**Work required:** Reproduce the listing below word for word, with no pictures.

**Given material:**
· · · · · · ·

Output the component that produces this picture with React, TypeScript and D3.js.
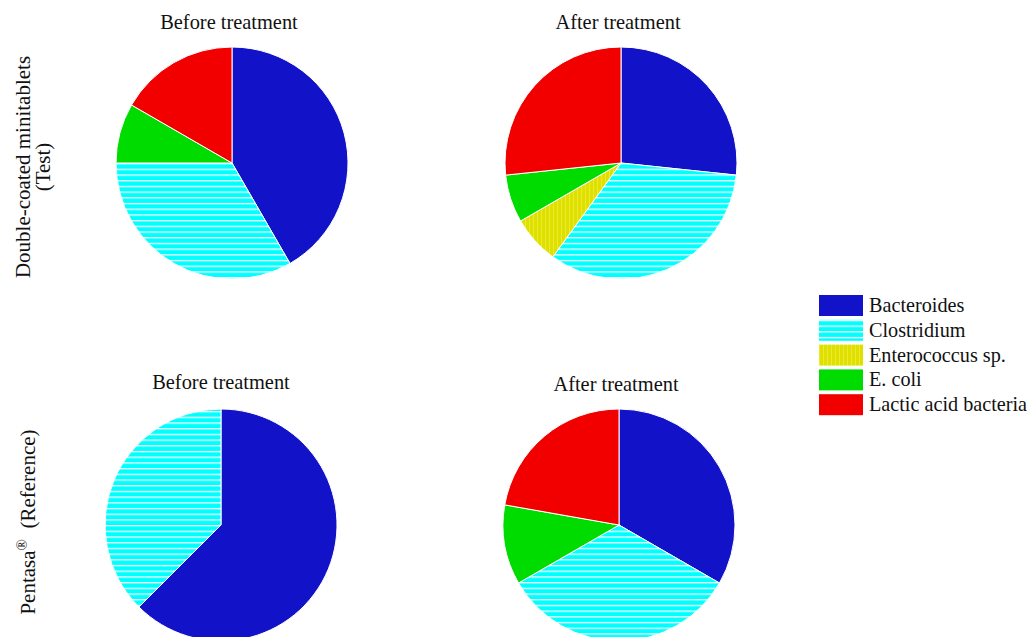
import React from "react";
import * as d3 from "d3";

const categories = ["Bacteroides", "Clostridium", "Enterococcus sp.", "E. coli", "Lactic acid bacteria"];
const testBefore = [5, 4, 0, 1, 2];
const testAfter = [4, 5, 1, 1, 4];
const refBefore = [5, 3, 0, 0, 0];
const refAfter = [6, 6, 0, 2, 4];
const panelTitles = ["Before treatment", "After treatment", "Before treatment", "After treatment"];

const fills = ["#1212C8", "url(#pat-clos)", "url(#pat-ent)", "#00DC00", "#F20000"];

const W = 1032;
const H = 637;
const R = 116;
const FONT = "'Liberation Serif', 'Times New Roman', serif";

const panels = [
  { values: testBefore, cx: 232, cy: 163, tx: 229, ty: 29, title: panelTitles[0] },
  { values: testAfter, cx: 621, cy: 163, tx: 618, ty: 29, title: panelTitles[1] },
  { values: refBefore, cx: 221, cy: 525, tx: 221, ty: 389, title: panelTitles[2] },
  { values: refAfter, cx: 619, cy: 525, tx: 616, ty: 391, title: panelTitles[3] },
];

export default function App() {
  const pie = d3
    .pie<number>()
    .sort(null)
    .value((d) => d)
    .startAngle(0)
    .endAngle(2 * Math.PI);
  const arc = d3.arc<d3.PieArcDatum<number>>().innerRadius(0).outerRadius(R);

  return (
    <svg
      width={W}
      height={H}
      style={{ position: "absolute", left: 0, top: 0, background: "#fff" }}
      fontFamily={FONT}
    >
      <defs>
        <pattern id="pat-clos" patternUnits="userSpaceOnUse" width={8} height={5.7}>
          <rect width={8} height={5.7} fill="#00FFFF" />
          <rect y={0} width={8} height={1.3} fill="#FFFFFF" />
        </pattern>
        <pattern id="pat-ent" patternUnits="userSpaceOnUse" width={4} height={8}>
          <rect width={4} height={8} fill="#E0E000" />
          <rect x={0} width={1} height={8} fill="#EAEA30" />
        </pattern>
      </defs>

      {panels.map((p, pi) => {
        const arcs = pie(p.values);
        return (
          <g key={pi}>
            <text x={p.tx} y={p.ty} textAnchor="middle" fontSize={20.4} fill="#111">
              {p.title}
            </text>
            <g transform={`translate(${p.cx},${p.cy})`}>
              {arcs
                .filter((a) => a.value > 0)
                .map((a) => (
                  <path
                    key={a.index}
                    d={arc(a) || ""}
                    fill={fills[a.index]}
                    stroke="#FFFFFF"
                    strokeWidth={1}
                  />
                ))}
            </g>
          </g>
        );
      })}

      {/* row labels */}
      <g transform="translate(30,167) rotate(-90)">
        <text x={0} y={0} textAnchor="middle" fontSize={21} fill="#111">
          Double-coated minitablets
        </text>
        <text x={0} y={20} textAnchor="middle" fontSize={21} fill="#111">
          (Test)
        </text>
      </g>
      <g transform="translate(35,522) rotate(-90)">
        <text x={0} y={0} textAnchor="middle" fontSize={21} fill="#111">
          Pentasa
          <tspan fontSize={15} dy={-8}>®</tspan>
          <tspan dy={8}>{"\u00A0\u00A0(Reference)"}</tspan>
        </text>
      </g>

      {/* legend */}
      <g>
        {categories.map((c, i) => (
          <g key={c} transform={`translate(819,${295 + i * 24.8})`}>
            <rect width={44} height={21} fill={fills[i]} />
            <text x={50} y={17} fontSize={20.2} fill="#111">
              {c}
            </text>
          </g>
        ))}
      </g>
    </svg>
  );
}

· · · · · · ·

**Written answer:**
Output the component that produces this picture with React, TypeScript and D3.js.
import React from "react";
import * as d3 from "d3";

const categories = ["Bacteroides", "Clostridium", "Enterococcus sp.", "E. coli", "Lactic acid bacteria"];
const testBefore = [5, 4, 0, 1, 2];
const testAfter = [4, 5, 1, 1, 4];
const refBefore = [5, 3, 0, 0, 0];
const refAfter = [6, 6, 0, 2, 4];
const panelTitles = ["Before treatment", "After treatment", "Before treatment", "After treatment"];

const fills = ["#1212C8", "url(#pat-clos)", "url(#pat-ent)", "#00DC00", "#F20000"];

const W = 1032;
const H = 637;
const R = 116;
const FONT = "'Liberation Serif', 'Times New Roman', serif";

const panels = [
  { values: testBefore, cx: 232, cy: 163, tx: 229, ty: 29, title: panelTitles[0] },
  { values: testAfter, cx: 621, cy: 163, tx: 618, ty: 29, title: panelTitles[1] },
  { values: refBefore, cx: 221, cy: 525, tx: 221, ty: 389, title: panelTitles[2] },
  { values: refAfter, cx: 619, cy: 525, tx: 616, ty: 391, title: panelTitles[3] },
];

export default function App() {
  const pie = d3
    .pie<number>()
    .sort(null)
    .value((d) => d)
    .startAngle(0)
    .endAngle(2 * Math.PI);
  const arc = d3.arc<d3.PieArcDatum<number>>().innerRadius(0).outerRadius(R);

  return (
    <svg
      width={W}
      height={H}
      style={{ position: "absolute", left: 0, top: 0, background: "#fff" }}
      fontFamily={FONT}
    >
      <defs>
        <pattern id="pat-clos" patternUnits="userSpaceOnUse" width={8} height={5.7}>
          <rect width={8} height={5.7} fill="#00FFFF" />
          <rect y={0} width={8} height={1.3} fill="#FFFFFF" />
        </pattern>
        <pattern id="pat-ent" patternUnits="userSpaceOnUse" width={4} height={8}>
          <rect width={4} height={8} fill="#E0E000" />
          <rect x={0} width={1} height={8} fill="#EAEA30" />
        </pattern>
      </defs>

      {panels.map((p, pi) => {
        const arcs = pie(p.values);
        return (
          <g key={pi}>
            <text x={p.tx} y={p.ty} textAnchor="middle" fontSize={20.4} fill="#111">
              {p.title}
            </text>
            <g transform={`translate(${p.cx},${p.cy})`}>
              {arcs
                .filter((a) => a.value > 0)
                .map((a) => (
                  <path
                    key={a.index}
                    d={arc(a) || ""}
                    fill={fills[a.index]}
                    stroke="#FFFFFF"
                    strokeWidth={1}
                  />
                ))}
            </g>
          </g>
        );
      })}

      {/* row labels */}
      <g transform="translate(30,167) rotate(-90)">
        <text x={0} y={0} textAnchor="middle" fontSize={21} fill="#111">
          Double-coated minitablets
        </text>
        <text x={0} y={20} textAnchor="middle" fontSize={21} fill="#111">
          (Test)
        </text>
      </g>
      <g transform="translate(35,522) rotate(-90)">
        <text x={0} y={0} textAnchor="middle" fontSize={21} fill="#111">
          Pentasa
          <tspan fontSize={15} dy={-8}>®</tspan>
          <tspan dy={8}>{"\u00A0\u00A0(Reference)"}</tspan>
        </text>
      </g>

      {/* legend */}
      <g>
        {categories.map((c, i) => (
          <g key={c} transform={`translate(819,${295 + i * 24.8})`}>
            <rect width={44} height={21} fill={fills[i]} />
            <text x={50} y={17} fontSize={20.2} fill="#111">
              {c}
            </text>
          </g>
        ))}
      </g>
    </svg>
  );
}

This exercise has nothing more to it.